To home in on the latter--funds with low R-squareds that might serve as reasonable complements to an S&P 500 Index fund--we turned to our Premium Fund Screener. We searched for still-open Morningstar Medalist domestic-equity funds with R-squareds of 50 or below with the S&P 500 over the past three years. The S&P has performed very well over this stretch, whereas all three of the offerings that made it through the screen have performed abysmally of late. That said, they should prove their mettle as diversifiers. Premium Members can click  here to view the screen or make adjustments to it. 

Here's an overview of the three funds that made the cut. 

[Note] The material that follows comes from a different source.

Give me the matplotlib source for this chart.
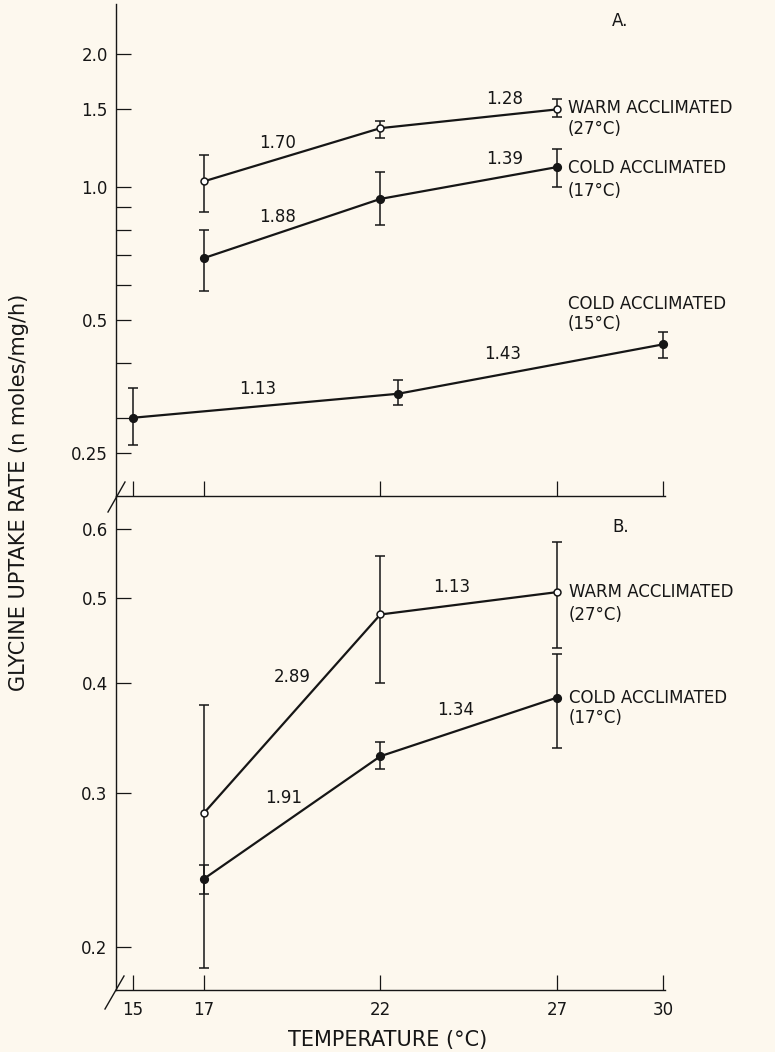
import matplotlib
matplotlib.use("Agg")
import matplotlib.pyplot as plt
from matplotlib.lines import Line2D
from matplotlib.ticker import NullFormatter, NullLocator

# panel A: rate vs temperature, log axis
temps = [17, 22, 27]
temps_cold15 = [15, 22.5, 30]

a_warm = [1.03, 1.36, 1.50]
a_warm_lo = [0.88, 1.29, 1.44]
a_warm_hi = [1.18, 1.41, 1.58]

a_cold17 = [0.69, 0.94, 1.11]
a_cold17_lo = [0.58, 0.82, 1.00]
a_cold17_hi = [0.80, 1.08, 1.22]

a_cold15 = [0.30, 0.34, 0.44]
a_cold15_lo = [0.26, 0.32, 0.41]
a_cold15_hi = [0.35, 0.365, 0.47]

# panel B
b_warm = [0.284, 0.479, 0.508]
b_warm_lo = [0.189, 0.40, 0.439]
b_warm_hi = [0.378, 0.558, 0.579]

b_cold17 = [0.239, 0.330, 0.385]
b_cold17_lo = [0.230, 0.319, 0.337]
b_cold17_hi = [0.248, 0.343, 0.432]

x_ticks = [15, 17, 22, 27, 30]
x_ticklabels = ["15", "17", "22", "27", "30"]
a_yticks = [0.25, 0.5, 1.0, 1.5, 2.0]
a_yticklabels = ["0.25", "0.5", "1.0", "1.5", "2.0"]
a_yminor = [0.3, 0.4, 0.6, 0.7, 0.8, 0.9]
b_yticks = [0.2, 0.3, 0.4, 0.5, 0.6]
b_yticklabels = ["0.2", "0.3", "0.4", "0.5", "0.6"]

BG = "#fdf8ee"
INK = "#161616"

plt.rcParams["font.family"] = ["DejaVu Sans"]


def draw_series(ax, x, y, lo, hi, open_marker):
    yerr = [[v - l for v, l in zip(y, lo)], [h - v for v, h in zip(y, hi)]]
    cont = ax.errorbar(
        x, y, yerr=yerr, color=INK, lw=1.6, elinewidth=1.1, capsize=3.5,
        capthick=1.1, marker="o", ms=5.5 if not open_marker else 5,
        mfc="white" if open_marker else INK, mec=INK, mew=1.1, zorder=3,
    )
    for art in cont.get_children():
        art.set_clip_on(False)


def style_axis(ax):
    ax.set_facecolor("none")
    ax.set_yscale("log")
    ax.set_xlim(14.52, 30.05)
    for side in ["top", "right"]:
        ax.spines[side].set_visible(False)
    for side in ["left", "bottom"]:
        ax.spines[side].set_linewidth(1.0)
        ax.spines[side].set_color(INK)
    ax.set_xticks(x_ticks)
    ax.tick_params(axis="both", which="both", direction="in", length=11,
                   width=0.9, color=INK, labelsize=12, labelcolor=INK, pad=6)


fig = plt.figure(figsize=(7.75, 10.52), dpi=100, facecolor=BG)
ax_a = fig.add_axes([0.1497, 0.5285, 0.7081, 0.4677])
ax_b = fig.add_axes([0.1497, 0.0589, 0.7081, 0.4696])

# ---- panel A ----
style_axis(ax_a)
ax_a.set_ylim(0.1994, 2.6)
ax_a.set_yticks(a_yticks, labels=a_yticklabels)
ax_a.set_yticks(a_yminor, minor=True)
ax_a.yaxis.set_minor_formatter(NullFormatter())
ax_a.tick_params(axis="x", labelbottom=False)

draw_series(ax_a, temps, a_warm, a_warm_lo, a_warm_hi, True)
draw_series(ax_a, temps, a_cold17, a_cold17_lo, a_cold17_hi, False)
draw_series(ax_a, temps_cold15, a_cold15, a_cold15_lo, a_cold15_hi, False)

tkw = dict(fontsize=12, color=INK, ha="center", va="center")
ax_a.text(19.1, 1.26, "1.70", **tkw)
ax_a.text(19.08, 0.855, "1.88", **tkw)
ax_a.text(18.54, 0.348, "1.13", **tkw)
ax_a.text(25.53, 1.583, "1.28", **tkw)
ax_a.text(25.53, 1.157, "1.39", **tkw)
ax_a.text(25.47, 0.418, "1.43", **tkw)
ax_a.text(28.79, 2.378, "A.", **tkw)

lkw = dict(fontsize=12, color=INK, ha="left", va="center", clip_on=False)
ax_a.text(27.31, 1.51, "WARM ACCLIMATED", **lkw)
ax_a.text(27.31, 1.354, "(27°C)", **lkw)
ax_a.text(27.31, 1.104, "COLD ACCLIMATED", **lkw)
ax_a.text(27.31, 0.979, "(17°C)", **lkw)
ax_a.text(27.31, 0.543, "COLD ACCLIMATED", **lkw)
ax_a.text(27.31, 0.489, "(15°C)", **lkw)

# ---- panel B ----
style_axis(ax_b)
ax_b.set_ylim(0.1785, 0.654)
ax_b.set_yticks(b_yticks, labels=b_yticklabels)
ax_b.yaxis.set_minor_locator(NullLocator())
ax_b.set_xticks(x_ticks, labels=x_ticklabels)
ax_b.tick_params(axis="x", pad=8)

draw_series(ax_b, temps, b_warm, b_warm_lo, b_warm_hi, True)
draw_series(ax_b, temps, b_cold17, b_cold17_lo, b_cold17_hi, False)

ax_b.text(19.5, 0.406, "2.89", **tkw)
ax_b.text(19.25, 0.296, "1.91", **tkw)
ax_b.text(24.03, 0.515, "1.13", **tkw)
ax_b.text(24.12, 0.373, "1.34", **tkw)
ax_b.text(28.79, 0.603, "B.", **tkw)
ax_b.text(27.34, 0.508, "WARM ACCLIMATED", **lkw)
ax_b.text(27.34, 0.478, "(27°C)", **lkw)
ax_b.text(27.34, 0.385, "COLD ACCLIMATED", **lkw)
ax_b.text(27.34, 0.365, "(17°C)", **lkw)

# axis break marks
W, H = 775.0, 1052.0
for (x0, y0), (x1, y1) in [((108, 512), (125, 482)), ((105, 1009), (124, 976))]:
    fig.add_artist(Line2D([x0 / W, x1 / W], [1 - y0 / H, 1 - y1 / H],
                          color=INK, lw=1.0))

fig.text(388 / W, 1 - 1040 / H, "TEMPERATURE (°C)", fontsize=15,
         color=INK, ha="center", va="center")
fig.text(19 / W, 1 - 492 / H, "GLYCINE UPTAKE RATE (n moles/mg/h)",
         fontsize=15, color=INK, ha="center", va="center", rotation=90)

fig.savefig("out.png", dpi=100, facecolor=BG)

 Conestoga Small Cap (CCASX)
Category: Small Growth | Analyst Rating: Silver
With a portfolio that's heavily concentrated in true small-cap growth stocks and a big emphasis on the technology sector--more than 40% of assets as of its Nov. 30 portfolio--it's no wonder that this fund's performance has diverged significantly from the S&P's. Historically, the fund had tended to lag in big rallies but made up ground in down markets; however, its results in 2013 and 2014 run counter to that pattern. Its many tech names contributed to a nearly 50% gain in 2013--well ahead of both the broad market and its small-growth peers--but that emphasis has contributed to an above-average loss so far this year. Senior analyst Janet Yang points to several positive fundamental aspects of the fund, however, including low turnover; an emphasis on high-quality, low-debt businesses; and reasonable fees. While the fund isn't exactly a hidden gem, its size shouldn't impede future results either. 

 GoodHaven (GOODX)
Category: Mid-Cap Blend | Analyst Rating: Bronze
This fund's contrarian-minded managers prefer deeply unloved names. Such stocks won't turn around overnight--and could drop further still, as the fund's 2014 losses attest. Indeed, senior analyst Kevin McDevitt says worst--or first--relative return rankings will most likely be the norm here. Managers Keith Trauner and Larry Pitkowsky run a concentrated portfolio--24 holdings currently--and will let assets build in cash and bonds if they can't find enough companies to buy at the right price. Results since the fund's mid-2011 launch have been underwhelming, but McDevitt points to the fund's pedigree as a key reason to give this fund a look: Trauner and Pitkowsky both worked on  Fairholme (FAIRX) when it put up some of its strongest performances, from 1999 through 2008. Investors must share management's long-term mindset if their investment is to pay off. 

 Fairholme (FAIRX)
Category: Large Value | Analyst Rating: Silver
While the aforementioned funds have all emphasized small- and/or mid-cap stocks, this is the only large-cap medalist fund to show up on our list of offerings with very low three-year correlations with the S&P. The fund's idiosyncratic performance path is a natural outgrowth of its extremely concentrated portfolio. With just 10 stocks in the portfolio, most of them deeply unloved, and a heavy emphasis on the financials sector, the fund's performance is much more influenced by its top positions than it is the broad market's movements. With its worst-to-first (and back again) performance pattern, Fairholme requires patience--something that many of its shareholders have not shown. Despite phenomenal, market-beating returns since its inception nearly 15 years ago, investors have undermined their results by buying and selling at inopportune times.